Your budget needs to reflect this plan. If we don’t have money this year to start a new program, then we should wait for funding, rather than jeopardize the health of our current programs. If we’re planning to grow our adult education initiative, have we budgeted the appropriate funds to do so? Think of the strategic plan and the budget as inseparable BFFs.

Does it include enough infrastructure support? I know what you’re all thinking: Is she talking about…overhead? GASP! Yes, I am! Overhead, or infrastructure as I prefer to call it, is vital to the success of your programs. The structure of the current 990 and the mentality of most of the nonprofit world (including donors) is: spend money on programs, not on overhead. But let’s think about what “overhead” includes: financial reporting, auditing, professional development, technology, fundraising, program evaluation, and tools. Irresponsible, frivolous expenses? Not by any stretch of the imagination! I’m often disappointed with organizations that boast 5% overhead rates and their staff haven’t seen a new computer or training class in a decade. I’m simultaneously disappointed at those who fund private jets and lavish employee retreats, but good news – there is a happy medium!

Ensure that you have proper financial oversight and that your staff have sufficient technology and professional development opportunities to do their job efficiently. A happy and healthy organization means an even greater impact on those you serve – and that’s a powerful story to tell your donors.

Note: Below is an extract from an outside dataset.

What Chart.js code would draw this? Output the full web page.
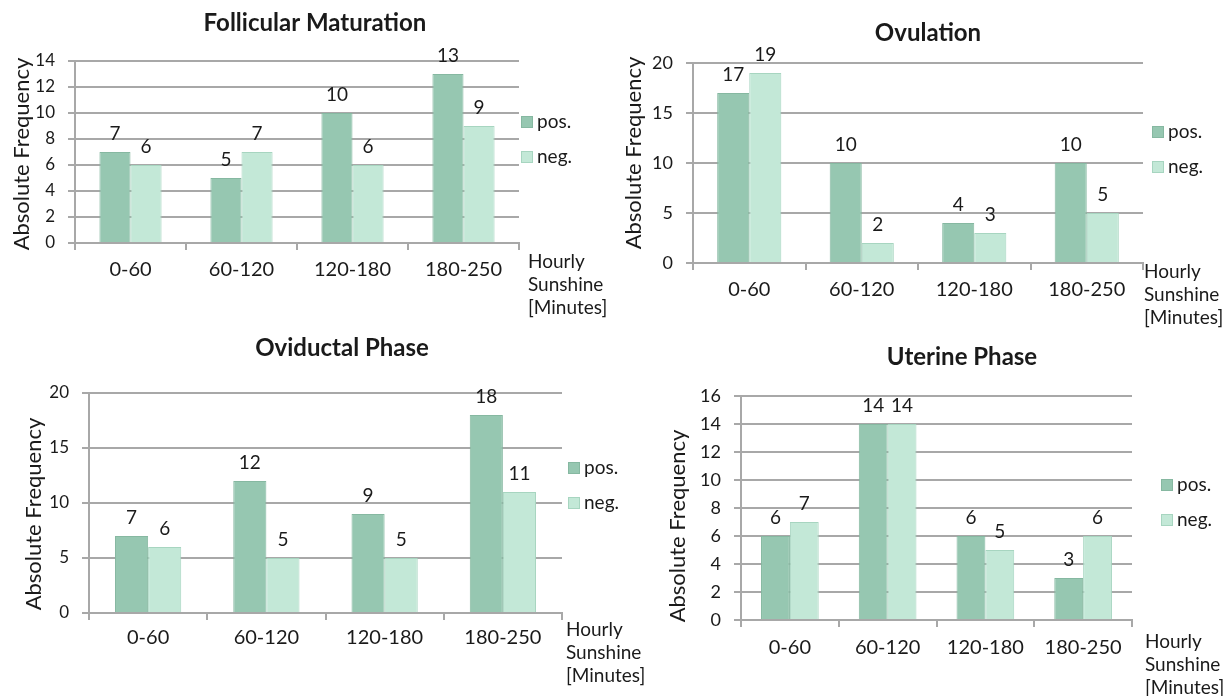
<!DOCTYPE html>
<html>
<head>
<meta charset="utf-8">
<title>Hourly sunshine by cycle phase</title>
<script src="https://cdn.jsdelivr.net/npm/chart.js@4"></script>
<style>
  html, body { margin: 0; background: #fff; overflow: hidden; }
  body { width: 1226px; height: 696px; position: relative; }
  .panel { position: absolute; }
</style>
</head>
<body>
<div class="panel"><canvas id="follicular"></canvas></div>
<div class="panel"><canvas id="ovulation"></canvas></div>
<div class="panel"><canvas id="oviductal"></canvas></div>
<div class="panel"><canvas id="uterine"></canvas></div>
<script>
// sunshine classes (minutes of sunshine per hour)
const categories = ['0-60', '60-120', '120-180', '180-250'];
const seriesNames = ['pos.', 'neg.'];
const yTitle = 'Absolute Frequency';
const xCaption = ['Hourly', 'Sunshine', '[Minutes]'];

const follicularPos = [7, 5, 10, 13];
const follicularNeg = [6, 7, 6, 9];
const follicularTicks = [0, 2, 4, 6, 8, 10, 12, 14];

const ovulationPos = [17, 10, 4, 10];
const ovulationNeg = [19, 2, 3, 5];
const ovulationTicks = [0, 5, 10, 15, 20];

const oviductalPos = [7, 12, 9, 18];
const oviductalNeg = [6, 5, 5, 11];
const oviductalTicks = [0, 5, 10, 15, 20];

const uterinePos = [6, 14, 6, 3];
const uterineNeg = [7, 14, 5, 6];
const uterineTicks = [0, 2, 4, 6, 8, 10, 12, 14, 16];

const posColor = '#96c7b1';
const posBorder = '#86b8a1';
const negColor = '#c3e8d7';
const negBorder = '#a7d5c0';
const gridColor = '#a8a8a8';
const textColor = '#1a1a1a';

Chart.defaults.font.family = 'Lato, "Open Sans", sans-serif';
Chart.defaults.color = textColor;

// value printed above each bar
const barValues = {
  id: 'barValues',
  afterDatasetsDraw(chart) {
    const ctx = chart.ctx;
    ctx.save();
    ctx.font = '19px Lato';
    ctx.fillStyle = textColor;
    ctx.textAlign = 'center';
    ctx.textBaseline = 'middle';
    chart.data.datasets.forEach((ds, i) => {
      chart.getDatasetMeta(i).data.forEach((bar, j) => {
        ctx.fillText(String(ds.data[j]), bar.x, bar.y - 18);
      });
    });
    ctx.restore();
  }
};

// panel title, rotated y title, legend on the right and the x caption
const panelText = {
  id: 'panelText',
  afterDraw(chart, args, opts) {
    const ctx = chart.ctx;
    ctx.save();
    ctx.fillStyle = textColor;
    ctx.textBaseline = 'middle';

    ctx.font = 'bold 24px Lato';
    ctx.textAlign = 'center';
    ctx.fillText(opts.title, opts.titleAt[0], opts.titleAt[1]);

    ctx.save();
    ctx.translate(opts.yTitleAt[0], opts.yTitleAt[1]);
    ctx.rotate(-Math.PI / 2);
    ctx.font = '22px Lato';
    ctx.fillText(yTitle, 0, 0);
    ctx.restore();

    ctx.font = '19px Lato';
    ctx.textAlign = 'left';
    const lx = opts.legendAt[0];
    chart.data.datasets.forEach((ds, i) => {
      const ly = opts.legendAt[1 + i];
      ctx.fillStyle = ds.backgroundColor;
      ctx.fillRect(lx, ly - 6, 12, 12);
      ctx.strokeStyle = ds.borderColor;
      ctx.lineWidth = 1;
      ctx.strokeRect(lx + 0.5, ly - 5.5, 11, 11);
      ctx.fillStyle = textColor;
      ctx.fillText(ds.label, lx + 16, ly);
    });

    xCaption.forEach((line, i) => {
      ctx.fillText(line, opts.captionAt[0], opts.captionAt[1] + i * 23);
    });
    ctx.restore();
  }
};

// box: panel placement on the page; plot: chart area inside the panel (left, top, right, bottom)
const panelLayout = {
  follicular: { box: [0, 0, 660, 330], plot: [75, 61, 519, 243], titleAt: [315, 23], yTitleAt: [22, 154],
                legendAt: [521, 122, 157], captionAt: [528, 262], barPct: 0.56, tickSize: 17, xPad: 8 },
  ovulation:  { box: [613, 0, 613, 340], plot: [80, 63, 530, 263], titleAt: [315, 33], yTitleAt: [21, 153],
                legendAt: [539, 132, 167], captionAt: [531, 272], barPct: 0.57, tickSize: 18, xPad: 8 },
  oviductal:  { box: [0, 330, 660, 366], plot: [89, 63, 562, 283], titleAt: [342, 18], yTitleAt: [34, 184],
                legendAt: [568, 138, 173], captionAt: [566, 300], barPct: 0.56, tickSize: 17, xPad: 6 },
  uterine:    { box: [613, 340, 613, 356], plot: [128, 56, 519, 280], titleAt: [349, 17], yTitleAt: [65, 186],
                legendAt: [548, 145, 180], captionAt: [532, 302], barPct: 0.59, tickSize: 18, xPad: 9 }
};

function makeChart(id, title, pos, neg, ticks) {
  const lay = panelLayout[id];
  const canvas = document.getElementById(id);
  const [left, top, width, height] = lay.box;
  Object.assign(canvas.parentNode.style, {
    left: left + 'px', top: top + 'px', width: width + 'px', height: height + 'px'
  });
  const [L, T, R, B] = lay.plot;

  return new Chart(canvas, {
    type: 'bar',
    data: {
      labels: categories,
      datasets: [
        { label: seriesNames[0], data: pos, backgroundColor: posColor, borderColor: posBorder, borderWidth: 1 },
        { label: seriesNames[1], data: neg, backgroundColor: negColor, borderColor: negBorder, borderWidth: 1 }
      ]
    },
    options: {
      responsive: true,
      maintainAspectRatio: false,
      animation: false,
      layout: { padding: { left: 0, top: T, right: width - R, bottom: 0 } },
      datasets: { bar: { categoryPercentage: lay.barPct, barPercentage: 1 } },
      plugins: {
        legend: { display: false },
        tooltip: { enabled: false },
        panelText: { title, titleAt: lay.titleAt, yTitleAt: lay.yTitleAt, legendAt: lay.legendAt, captionAt: lay.captionAt }
      },
      scales: {
        x: {
          grid: { offset: true, drawOnChartArea: false, tickLength: 7, color: gridColor, lineWidth: 2 },
          border: { color: gridColor, width: 2 },
          ticks: { font: { size: 20 }, padding: lay.xPad, color: textColor },
          afterFit: s => { s.height = height - B; }
        },
        y: {
          min: ticks[0],
          max: ticks[ticks.length - 1],
          afterBuildTicks: s => { s.ticks = ticks.map(v => ({ value: v })); },
          grid: { tickLength: 7, color: gridColor, lineWidth: 2 },
          border: { color: gridColor, width: 2 },
          ticks: { font: { size: lay.tickSize }, padding: 13, color: textColor },
          afterFit: s => { s.width = L; }
        }
      }
    },
    plugins: [barValues, panelText]
  });
}

makeChart('follicular', 'Follicular Maturation', follicularPos, follicularNeg, follicularTicks);
makeChart('ovulation', 'Ovulation', ovulationPos, ovulationNeg, ovulationTicks);
makeChart('oviductal', 'Oviductal Phase', oviductalPos, oviductalNeg, oviductalTicks);
makeChart('uterine', 'Uterine Phase', uterinePos, uterineNeg, uterineTicks);
</script>
</body>
</html>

Now that we’ve got the big picture out of the way, let’s talk details. If you’re lucky enough to be in the trenches of budget preparation, here is a handy budget checklist to keep you on track:

5 months before FY end

  • Begin composing your strategic plan. Engage employees at all levels across the organization for input through all-staff roundtable sessions, surveys or departmental meetings. This stage is crucial preparation and engagement time for the organization – the amount of effort you put in now will directly reflect employee engagement and buy-in next year.
  • Draft your budget template and make it insightful – be sure to include last year’s budget, this year’s projections and a column for the new year’s budget.
  • Ensure budget line items correspond with your chart of accounts – make any adjustments now.

4 months before FY end

  • Finalize the strategic plan draft and distribute to department heads.
  • Distribute budget templates to department heads with clear instructions on filling out.

3 months before FY end

  • Schedule meetings with the department heads to review their budgets.
  • Dig deep and look at the big picture – What’s our cost per program? Cost per client served? Is this level of growth sustainable? Do we have a fundraising plan to support the expense budget?

2 months before FY end

  • Finalize the budget.
  • Get Board approval. The timeline can vary based on your board meeting schedule but please, please, please get board approval on your strategic plan and budget. The level of detail you provide can vary based on what your board wants to see but at a bare minimum, I suggest high-level detail by department (programs, development, finance, etc).

1 month before FY end

  • Begin preparing to close the books.
  • Set up your monthly budget and get it into the accounting system.
  • Distribute the budget to all department heads and communicate it to all employees.

January 1

    • Happy New Year! Let’s execute!